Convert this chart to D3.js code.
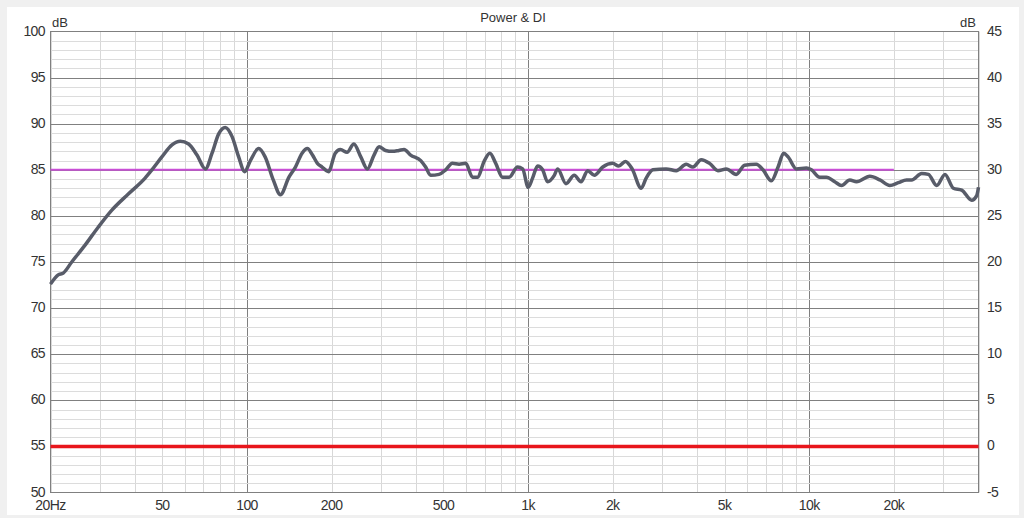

--------------------------------------------------

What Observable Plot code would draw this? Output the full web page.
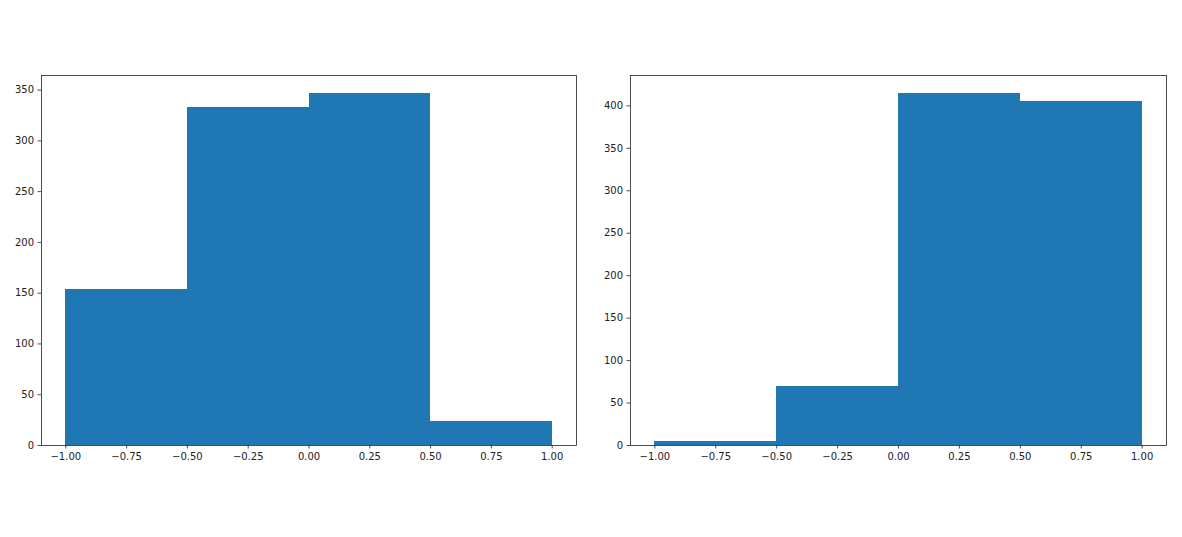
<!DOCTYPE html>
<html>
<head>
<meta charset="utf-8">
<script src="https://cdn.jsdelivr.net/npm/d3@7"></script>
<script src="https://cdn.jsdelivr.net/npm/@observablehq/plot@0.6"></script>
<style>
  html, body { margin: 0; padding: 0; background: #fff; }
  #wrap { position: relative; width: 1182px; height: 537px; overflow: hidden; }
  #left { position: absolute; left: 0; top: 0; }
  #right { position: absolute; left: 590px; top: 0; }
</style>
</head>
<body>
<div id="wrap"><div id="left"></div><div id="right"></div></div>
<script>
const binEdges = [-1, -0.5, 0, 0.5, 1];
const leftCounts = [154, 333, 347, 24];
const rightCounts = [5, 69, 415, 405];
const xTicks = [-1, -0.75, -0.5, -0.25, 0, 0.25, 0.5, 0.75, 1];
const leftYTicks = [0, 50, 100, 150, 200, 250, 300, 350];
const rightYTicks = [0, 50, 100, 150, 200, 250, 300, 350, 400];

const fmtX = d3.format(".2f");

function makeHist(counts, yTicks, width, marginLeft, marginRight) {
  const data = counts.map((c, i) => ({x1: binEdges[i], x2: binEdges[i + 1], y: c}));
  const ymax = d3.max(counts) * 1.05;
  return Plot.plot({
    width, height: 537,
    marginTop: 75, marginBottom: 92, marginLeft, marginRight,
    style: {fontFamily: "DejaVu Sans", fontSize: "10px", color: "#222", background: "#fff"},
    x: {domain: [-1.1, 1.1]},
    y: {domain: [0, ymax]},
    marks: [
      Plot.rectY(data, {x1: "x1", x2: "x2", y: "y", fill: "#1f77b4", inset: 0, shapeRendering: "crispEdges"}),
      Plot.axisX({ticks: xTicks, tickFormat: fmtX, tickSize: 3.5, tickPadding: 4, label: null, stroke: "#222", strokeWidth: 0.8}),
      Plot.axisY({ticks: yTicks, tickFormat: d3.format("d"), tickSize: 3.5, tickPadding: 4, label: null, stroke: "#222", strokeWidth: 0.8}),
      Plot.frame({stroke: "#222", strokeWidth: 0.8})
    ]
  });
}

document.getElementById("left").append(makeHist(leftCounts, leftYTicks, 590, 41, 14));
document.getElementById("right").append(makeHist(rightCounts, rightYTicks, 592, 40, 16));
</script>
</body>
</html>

--------------------------------------------------

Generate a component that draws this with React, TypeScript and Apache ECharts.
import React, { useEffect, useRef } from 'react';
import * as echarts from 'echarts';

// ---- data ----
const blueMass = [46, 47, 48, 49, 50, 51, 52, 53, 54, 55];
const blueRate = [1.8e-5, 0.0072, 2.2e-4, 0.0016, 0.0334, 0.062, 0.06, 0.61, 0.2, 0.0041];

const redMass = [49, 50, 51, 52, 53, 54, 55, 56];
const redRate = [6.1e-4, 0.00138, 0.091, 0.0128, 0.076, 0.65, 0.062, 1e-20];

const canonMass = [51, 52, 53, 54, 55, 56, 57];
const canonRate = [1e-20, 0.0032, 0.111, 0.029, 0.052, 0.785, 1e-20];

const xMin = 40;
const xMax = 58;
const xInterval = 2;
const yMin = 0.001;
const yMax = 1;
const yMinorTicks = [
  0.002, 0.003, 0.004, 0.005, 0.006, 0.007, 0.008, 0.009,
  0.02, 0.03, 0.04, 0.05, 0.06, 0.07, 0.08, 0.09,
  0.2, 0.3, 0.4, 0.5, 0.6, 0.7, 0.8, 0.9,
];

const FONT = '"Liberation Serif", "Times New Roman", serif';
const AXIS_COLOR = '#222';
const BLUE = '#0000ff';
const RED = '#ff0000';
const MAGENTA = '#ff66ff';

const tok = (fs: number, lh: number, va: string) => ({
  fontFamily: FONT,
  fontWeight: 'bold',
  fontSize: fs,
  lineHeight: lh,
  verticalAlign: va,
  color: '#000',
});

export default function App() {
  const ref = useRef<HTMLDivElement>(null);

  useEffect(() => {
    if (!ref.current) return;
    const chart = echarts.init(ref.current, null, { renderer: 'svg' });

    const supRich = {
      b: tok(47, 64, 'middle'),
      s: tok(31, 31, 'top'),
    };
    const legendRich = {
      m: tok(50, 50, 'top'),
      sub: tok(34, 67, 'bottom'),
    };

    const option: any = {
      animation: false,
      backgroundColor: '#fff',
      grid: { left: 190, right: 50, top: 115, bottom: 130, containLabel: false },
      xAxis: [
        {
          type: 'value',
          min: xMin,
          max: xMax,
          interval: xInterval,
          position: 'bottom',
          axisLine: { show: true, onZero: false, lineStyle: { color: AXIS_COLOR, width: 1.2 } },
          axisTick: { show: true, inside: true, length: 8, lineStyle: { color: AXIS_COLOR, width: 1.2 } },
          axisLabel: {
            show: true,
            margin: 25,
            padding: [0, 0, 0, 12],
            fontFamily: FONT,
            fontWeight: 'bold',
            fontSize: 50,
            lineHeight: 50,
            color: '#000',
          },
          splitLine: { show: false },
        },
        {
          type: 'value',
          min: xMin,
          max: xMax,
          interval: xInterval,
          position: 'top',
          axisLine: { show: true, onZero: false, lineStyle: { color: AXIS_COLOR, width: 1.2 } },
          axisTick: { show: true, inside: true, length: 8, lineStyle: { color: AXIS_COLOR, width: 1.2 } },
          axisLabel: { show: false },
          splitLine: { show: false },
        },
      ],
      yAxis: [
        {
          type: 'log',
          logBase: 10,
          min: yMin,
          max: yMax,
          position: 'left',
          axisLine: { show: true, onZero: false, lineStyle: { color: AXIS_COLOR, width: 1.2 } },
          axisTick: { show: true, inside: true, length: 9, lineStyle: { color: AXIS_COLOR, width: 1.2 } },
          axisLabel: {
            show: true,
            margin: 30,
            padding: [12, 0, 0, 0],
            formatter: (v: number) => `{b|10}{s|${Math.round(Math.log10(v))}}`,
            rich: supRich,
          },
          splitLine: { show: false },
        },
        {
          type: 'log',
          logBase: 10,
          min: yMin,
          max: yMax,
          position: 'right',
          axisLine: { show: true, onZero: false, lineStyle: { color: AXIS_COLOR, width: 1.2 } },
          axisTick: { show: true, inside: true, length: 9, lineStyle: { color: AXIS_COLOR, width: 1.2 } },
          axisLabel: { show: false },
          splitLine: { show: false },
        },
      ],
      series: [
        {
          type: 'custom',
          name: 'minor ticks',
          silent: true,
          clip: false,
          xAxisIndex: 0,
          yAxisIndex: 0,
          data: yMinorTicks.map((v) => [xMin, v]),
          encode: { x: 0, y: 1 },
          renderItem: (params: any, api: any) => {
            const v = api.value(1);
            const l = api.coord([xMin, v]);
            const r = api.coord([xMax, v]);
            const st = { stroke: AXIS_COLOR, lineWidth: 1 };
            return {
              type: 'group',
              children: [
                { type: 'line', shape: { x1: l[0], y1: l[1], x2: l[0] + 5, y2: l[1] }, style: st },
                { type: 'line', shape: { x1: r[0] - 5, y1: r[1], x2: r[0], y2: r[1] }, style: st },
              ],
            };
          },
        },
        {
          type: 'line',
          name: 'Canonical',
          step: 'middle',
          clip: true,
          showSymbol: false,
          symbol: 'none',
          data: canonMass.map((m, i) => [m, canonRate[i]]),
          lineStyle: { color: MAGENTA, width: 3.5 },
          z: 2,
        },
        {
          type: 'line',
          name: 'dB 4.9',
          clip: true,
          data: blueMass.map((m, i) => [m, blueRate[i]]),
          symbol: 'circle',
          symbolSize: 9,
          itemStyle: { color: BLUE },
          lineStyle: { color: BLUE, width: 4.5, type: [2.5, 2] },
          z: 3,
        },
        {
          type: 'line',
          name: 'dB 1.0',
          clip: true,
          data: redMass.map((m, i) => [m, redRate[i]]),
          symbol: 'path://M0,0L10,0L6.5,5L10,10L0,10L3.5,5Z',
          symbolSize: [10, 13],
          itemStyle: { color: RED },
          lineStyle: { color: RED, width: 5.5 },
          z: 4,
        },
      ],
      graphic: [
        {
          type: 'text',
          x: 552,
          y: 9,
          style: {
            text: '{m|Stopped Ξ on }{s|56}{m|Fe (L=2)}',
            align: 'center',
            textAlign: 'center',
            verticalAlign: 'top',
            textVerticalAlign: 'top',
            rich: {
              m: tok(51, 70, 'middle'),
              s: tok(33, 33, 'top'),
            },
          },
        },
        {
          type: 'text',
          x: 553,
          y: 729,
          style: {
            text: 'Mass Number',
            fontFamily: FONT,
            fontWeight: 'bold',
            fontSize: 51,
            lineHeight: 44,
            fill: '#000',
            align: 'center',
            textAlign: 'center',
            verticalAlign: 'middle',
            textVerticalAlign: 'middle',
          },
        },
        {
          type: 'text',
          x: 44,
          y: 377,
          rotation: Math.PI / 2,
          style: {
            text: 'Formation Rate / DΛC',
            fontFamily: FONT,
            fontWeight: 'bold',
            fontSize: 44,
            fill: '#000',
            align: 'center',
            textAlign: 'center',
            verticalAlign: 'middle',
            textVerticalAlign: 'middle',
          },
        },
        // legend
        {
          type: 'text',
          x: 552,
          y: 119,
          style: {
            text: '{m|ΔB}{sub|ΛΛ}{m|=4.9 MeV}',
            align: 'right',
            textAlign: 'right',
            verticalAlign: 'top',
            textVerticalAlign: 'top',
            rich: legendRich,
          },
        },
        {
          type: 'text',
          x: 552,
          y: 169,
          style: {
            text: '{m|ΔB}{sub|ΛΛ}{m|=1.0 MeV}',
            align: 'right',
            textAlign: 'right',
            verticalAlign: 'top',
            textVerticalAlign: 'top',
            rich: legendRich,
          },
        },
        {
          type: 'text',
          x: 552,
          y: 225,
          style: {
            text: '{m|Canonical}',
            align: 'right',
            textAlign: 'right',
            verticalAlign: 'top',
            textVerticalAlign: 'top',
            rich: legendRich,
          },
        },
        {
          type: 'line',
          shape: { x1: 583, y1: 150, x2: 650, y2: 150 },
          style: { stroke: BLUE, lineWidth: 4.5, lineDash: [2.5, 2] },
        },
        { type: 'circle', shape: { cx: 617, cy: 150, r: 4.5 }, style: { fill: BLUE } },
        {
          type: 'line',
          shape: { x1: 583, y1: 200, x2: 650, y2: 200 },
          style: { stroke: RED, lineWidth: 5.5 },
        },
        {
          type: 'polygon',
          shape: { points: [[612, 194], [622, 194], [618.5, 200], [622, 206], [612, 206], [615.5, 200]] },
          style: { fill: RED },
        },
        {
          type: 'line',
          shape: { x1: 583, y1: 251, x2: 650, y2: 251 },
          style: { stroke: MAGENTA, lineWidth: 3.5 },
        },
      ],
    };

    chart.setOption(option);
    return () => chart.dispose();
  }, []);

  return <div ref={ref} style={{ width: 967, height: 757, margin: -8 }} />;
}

--------------------------------------------------

- [AIM]: Identify the lines that hold the word "this". Copy every one of them.

- [SOLUTION]:
Convert this chart to D3.js code.
What Observable Plot code would draw this? Output the full web page.
Generate a component that draws this with React, TypeScript and Apache ECharts.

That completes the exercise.